Do they make a valve that I can put in my ducting if I wish to tap into my home AC to run it out to the garage? I think that would be nice in these hot summer nights to be able to work outside.


----------



## Kelowna (May 23, 2012)

If its an attached garage, and you put ducting too it, should not then be too hard to just block it off with a cover when you don't want it blowing. I cover certain registers in my house to control airflow where I want it.  Home depot  has some little plastic snap on covers I bought.


----------



## Chris (May 23, 2012)

It would need to be super easy since I am lazy and will likely forget to do it half the time.


----------



## havasu (May 23, 2012)

I've seen electric ducts that open with a switch, and are pretty slick. Just be careful, any duct leading from your garage to the house is a port for carbon monoxide, and will fail an inspection if or when the home is sold.


----------



## Chris (May 23, 2012)

havasu said:


> I've seen electric ducts that open with a switch, and are pretty slick. Just be careful, any duct leading from your garage to the house is a port for carbon monoxide, and will fail an inspection if or when the home is sold.



I would probably remove it if I ever sold it but don't ever plan on selling. It's either that or a window unit installed in the wall but would rather the ducting.


----------



## havasu (May 23, 2012)

I myself like the portable air conditioners on wheels where you just hang the ducting on the outside and you are able to move it around where it is most needed.


----------



## Chris (May 23, 2012)

I like those but don't want anymore stuff in the garage. I already have to much junk.


----------



## havasu (May 23, 2012)

I can relate with your reply.


----------



## Chris (May 23, 2012)

I still want to get rid of a lot of things and need to clear out the attic so I can drywall the lid . I saved a lot of things for years thinking I would use them, now that the business is better and can afford things when I need them I want to find them new homes, elsewhere.

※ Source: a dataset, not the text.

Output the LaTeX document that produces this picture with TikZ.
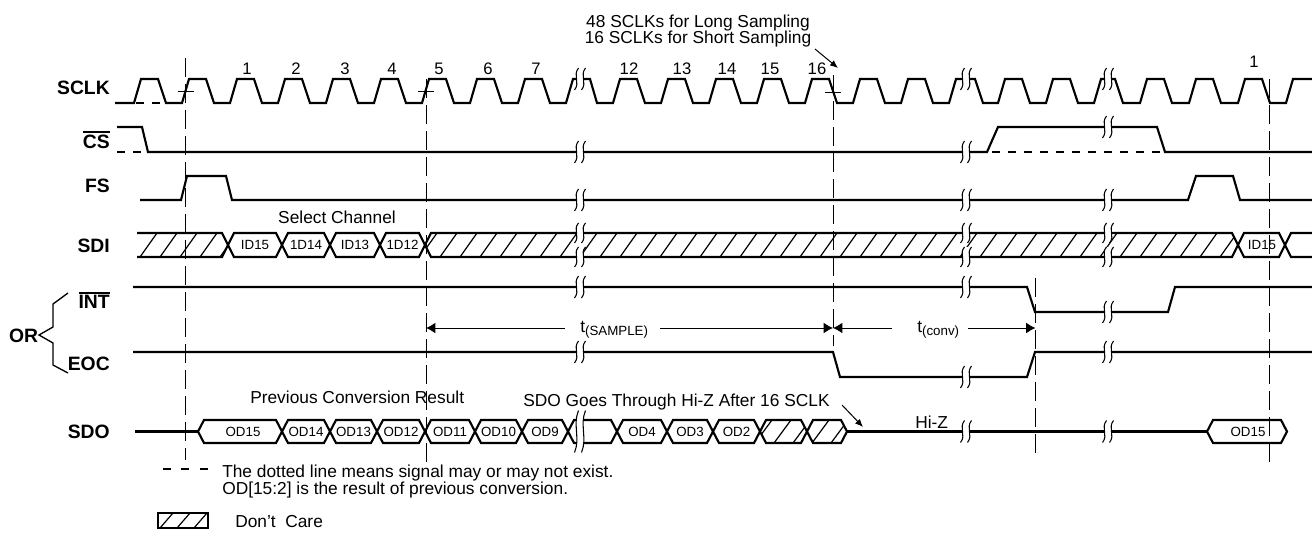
\documentclass[tikz,border=0pt]{standalone}
\usepackage{fontspec}
\setmainfont{Liberation Sans}
\usetikzlibrary{arrows.meta}
\newcommand\myovl[1]{\setbox0=\hbox{#1}\rlap{\rule[\dimexpr\ht0+1.2pt\relax]{\wd0}{1.3pt}}\box0}
\newcommand\brk[3]{%
  \fill[white] ({#1-1.5},{#2-#3}) .. controls ({#1-7.5},{#2-#3/3}) and ({#1+0.5},{#2+#3/3}) .. ({#1-5.5},{#2+#3})
     -- ({#1+1.5},{#2+#3}) .. controls ({#1+7.5},{#2+#3/3}) and ({#1-0.5},{#2-#3/3}) .. ({#1+5.5},{#2-#3}) -- cycle;
  \draw[brkline] ({#1-1.5},{#2-#3}) .. controls ({#1-7.5},{#2-#3/3}) and ({#1+0.5},{#2+#3/3}) .. ({#1-5.5},{#2+#3});
  \draw[brkline] ({#1+5.5},{#2-#3}) .. controls ({#1-0.5},{#2-#3/3}) and ({#1+7.5},{#2+#3/3}) .. ({#1+1.5},{#2+#3});
}
\newcommand\dbox[4]{%
  \draw[sig] (#1,{(#3+#4)/2}) -- ({#1+6},#3) -- ({#2-6},#3) -- (#2,{(#3+#4)/2}) -- ({#2-6},#4) -- ({#1+6},#4) -- cycle;}
\tikzset{
 sig/.style={line width=1.6pt, line join=miter, line cap=butt},
 hatchln/.style={line width=0.9pt},
 brkline/.style={line width=0.8pt},
 vdash/.style={line width=0.65pt, dash pattern=on 14pt off 5.5pt},
 cdash/.style={line width=1.6pt, dash pattern=on 6pt off 6pt},
 thinarr/.style={line width=0.75pt},
 lbl/.style={font=\fontsize{14.5}{16}\selectfont\bfseries, anchor=east, inner sep=0pt},
 txt/.style={font=\fontsize{13}{15}\selectfont, inner sep=0pt},
 num/.style={font=\fontsize{12.5}{14}\selectfont, inner sep=0pt, anchor=base},
 dat/.style={font=\fontsize{10}{12}\selectfont, inner sep=0pt},
 arr/.style={-{Latex[length=7pt,width=8pt]}},
 sarr/.style={-{Latex[length=6pt,width=5pt]}},
}
\begin{document}
\begin{tikzpicture}[x=0.75pt,y=-0.75pt]
\useasboundingbox (0,0) rectangle (1312,532);

% dashed verticals
\coordinate (d1t) at (185.5,58);  \coordinate (d1b) at (185.5,460);
\coordinate (d2t) at (426,79);    \coordinate (d2b) at (426,462);
\coordinate (d3t) at (833,75);    \coordinate (d3b) at (833,346);
\coordinate (d5t) at (1035.5,278);\coordinate (d5b) at (1035.5,458);
\coordinate (d4t) at (1269,79);   \coordinate (d4b) at (1269,463);
\draw[vdash] (d1t) -- (d1b);
\draw[vdash] (d2t) -- (d2b);
\draw[vdash] (d3t) -- (d3b);
\draw[vdash] (d5t) -- (d5b);
\draw[vdash] (d4t) -- (d4b);
% ticks on SCLK
\draw[thinarr] (177.5,91) -- (193.5,91);
\draw[thinarr] (418,91) -- (434,91);
\draw[thinarr] (825,92) -- (841,92);

% labels
\node[lbl] (lsclk) at (110,88) {SCLK};
\node[lbl] (lcs) at (110,140) {\myovl{CS}};
\node[lbl] (lfs) at (110,186) {FS};
\node[lbl] (lsdi) at (110,245.5) {SDI};
\node[lbl] (lint) at (110,300.5) {\myovl{INT}};
\node[lbl] (leoc) at (110,363.5) {EOC};
\node[lbl, anchor=center] (lor) at (23.5,336) {OR};
\node[lbl] (lsdo) at (110,431.5) {SDO};
\draw[line width=1pt] (68,293) -- (53,304) -- (53,327) -- (39,335) -- (53,343) -- (53,365) -- (68,373);

% SCLK
\draw[sig] (115,103) -- (134,103) -- (141,79) -- (158,79) -- (166,103)
  foreach \r in {182,230,...,518} { -- (\r,103) -- (\r+7,79) -- (\r+24,79) -- (\r+32,103) }
  -- (566,103) -- (573,79) -- (590,79) -- (597,103)
  foreach \r in {613,661,...,901} { -- (\r,103) -- (\r+7,79) -- (\r+24,79) -- (\r+32,103) }
  -- (949,103) -- (956,79) -- (975,79) -- (983,103)
  foreach \r in {998,1046} { -- (\r,103) -- (\r+7,79) -- (\r+24,79) -- (\r+32,103) }
  -- (1094,103) -- (1101,79) -- (1115,79) -- (1123,103)
  foreach \r in {1140,1189,1238} { -- (\r,103) -- (\r+7,79) -- (\r+24,79) -- (\r+32,103) }
  -- (1286,103) -- (1293,79) -- (1312,79);
\draw[cdash] (136,103) -- (164,103);
\foreach \n/\x [count=\i] in {1/247,2/296,3/345,4/392,5/439,6/488,7/536,12/629,13/682,14/727,15/770,16/817}
  \node[num] (n\i) at (\x,74) {\n};
\node[num] (nlast) at (1254,67) {1};

% CS
\draw[sig] (117,127) -- (142,127) -- (148,152) -- (987,152) -- (998,127) -- (1157,127) -- (1165,152) -- (1312,152);
\draw[cdash] (117,152) -- (146,152);
\draw[cdash] (992,152) -- (1163,152);

% FS
\draw[sig] (140,200) -- (181,200) -- (187,176) -- (226,176) -- (232,200) -- (1188,200) -- (1196,176) -- (1233,176) -- (1240,200) -- (1312,200);

% SDI hatch
\begin{scope}
\clip (137,233) -- (222,233) -- (228,245) -- (222,257) -- (137,257) -- cycle
      (425,245) -- (431,233) -- (1232,233) -- (1238,245) -- (1232,257) -- (431,257) -- cycle
      (760,431.5) -- (766,420) -- (801,420) -- (807,431.5) -- (801,443) -- (766,443) -- cycle
      (807,431.5) -- (813,420) -- (841,420) -- (847,431.5) -- (841,443) -- (813,443) -- cycle;
\foreach \h in {120,140,...,1240} \draw[hatchln] (\h,257) -- (\h+17,233);
\foreach \h in {755,774,...,850} \draw[hatchln] (\h,443) -- (\h+17,420);
\end{scope}
\draw[sig] (137,233) -- (222,233) -- (228,245) -- (222,257) -- (137,257);
\dbox{228}{282}{233}{257}
\dbox{282}{330}{233}{257}
\dbox{330}{380}{233}{257}
\dbox{380}{425}{233}{257}
\dbox{425}{1238}{233}{257}
\dbox{1238}{1285}{233}{257}
\draw[sig] (1312,233) -- (1291,233) -- (1285,245) -- (1291,257) -- (1312,257);
\node[dat] (i1) at (255,245) {ID15};
\node[dat] (i2) at (306,245) {1D14};
\node[dat] (i3) at (355,245) {ID13};
\node[dat] (i4) at (402.5,245) {1D12};
\node[dat] (i5) at (1262,245) {ID15};
\node[txt, anchor=base] (selch) at (337,223) {Select Channel};

% INT / EOC
\draw[sig] (133,287) -- (1027,287) -- (1035,312) -- (1168,312) -- (1175,287) -- (1312,287);
\draw[sig] (133,352) -- (833,352) -- (840,377) -- (1027,377) -- (1035,352) -- (1312,352);

% timing arrows
\node[txt, anchor=base west] (tsam) at (580,332) {t\raisebox{-2.3pt}{\fontsize{10}{12}\selectfont(SAMPLE)}};
\node[txt, anchor=base west] (tconv) at (917,332) {t\raisebox{-2.3pt}{\fontsize{10}{12}\selectfont(conv)}};
\coordinate (a1) at (426,328); \coordinate (a2) at (833,328); \coordinate (a3) at (1035.5,328);
\draw[thinarr, arr] (565,328) -- (a1);
\draw[thinarr, arr] (660,328) -- (a2);
\draw[thinarr, arr] (892,328) -- (a2);
\draw[thinarr, arr] (968,328) -- (a3);

% SDO
\draw[sig] (135,431.5) -- (198,431.5);
\foreach \a/\b in {198/282,282/330,330/377,377/425,425/475,475/522,522/568,568/617,617/667,667/713,713/760,760/807,807/847}
  \dbox{\a}{\b}{420}{443}
\draw[sig] (847,431.5) -- (1207,431.5);
\dbox{1207}{1287}{420}{443}
\foreach \t/\x [count=\i] in {OD15/243,OD14/306,OD13/353.5,OD12/401,OD11/450,OD10/498.5,OD9/545,OD4/642,OD3/690,OD2/736.5,OD15/1248}
  \node[dat] (o\i) at (\x,432) {\t};
\node[txt, anchor=base west] (prev) at (250,403) {Previous Conversion Result};
\node[txt, anchor=base west] (hiz1) at (523,406) {SDO Goes Through Hi-Z After 16 SCLK};
\node[txt, anchor=base west] (hiz2) at (915,428) {Hi-Z};
\coordinate (h1) at (842,405); \coordinate (h2) at (863,427);
\draw[thinarr, sarr] (h1) -- (h2);

% top annotation
\node[txt, anchor=base] (long) at (698,27.5) {48 SCLKs for Long Sampling};
\node[txt, anchor=base] (short) at (698,43) {16 SCLKs for Short Sampling};
\coordinate (s1) at (815,49); \coordinate (s2) at (838,68);
\draw[thinarr, sarr] (s1) -- (s2);

% breaks
\foreach \bx in {580,966,1108} {
  \brk{\bx}{79}{11}
  \brk{\bx}{200}{11}
  \brk{\bx}{233}{10}
  \brk{\bx}{257}{10}
}
\brk{580}{152}{11} \brk{966}{152}{11} \brk{1108}{127}{11}
\brk{580}{287}{11} \brk{966}{287}{11} \brk{1108}{312}{11}
\brk{580}{352}{11} \brk{966}{377}{11} \brk{1108}{352}{11}
\brk{580}{431.5}{21} \brk{966}{431.5}{11} \brk{1108}{431.5}{11}

% legend
\foreach \dx in {163,181,200} \draw[sig] (\dx,469) -- (\dx+8,469);
\node[txt, anchor=base west] (leg1) at (222,477) {The dotted line means signal may or may not exist.};
\node[txt, anchor=base west] (leg2) at (222,494) {OD[15:2] is the result of previous conversion.};
\begin{scope}
\clip (158,513) rectangle (208,528);
\foreach \h in {160,177,194} \draw[hatchln] (\h,528) -- (\h+13,513);
\end{scope}
\draw[line width=0.9pt] (158,513) rectangle (208,528);
\node[txt, anchor=base west] (leg3) at (235,527) {Don’t\ \ Care};
\end{tikzpicture}
\end{document}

I have been getting rid of stuff for a year now. I was half tempted to sell the boat so I wouldn't have to store it any more.


----------



## Chris (Jun 25, 2012)

So I acquired a portable AC unit, Doesn't work well enough to cool the garage. I think I will need a big window unit or will have to tap into the house. I will need to research that electric duct valve and maybe see about a switch that I can put in the garage to open and close it.


----------



## Kelowna (Jun 25, 2012)

Will it work well do you think only being on the positive pressure side, having no return. Or will it attempt to just pressurize the garage, then become  inneficient as its unable to really blow the cold into it. If laws are the same here, and in California regarding this, you cannot put in an air return in a garage, as it can suck fumes into your home then.  How many BTU's is the portable unit you have? Some portables are able to cool a good sized area.


----------



## Chris (Jun 25, 2012)

May garage is vented to I dont see it pressurizing and not cooling and I would never do a return out there unless it was a totally separate ac system.


----------



## Kelowna (Jun 25, 2012)

Cool...Literally


----------



## Chris (Jun 25, 2012)

I still have to tear all my drywall off the walls and put in insulation or maybe I will do the blown in insulation? But then I need to drywall the lid and insulate before I do any of this.


----------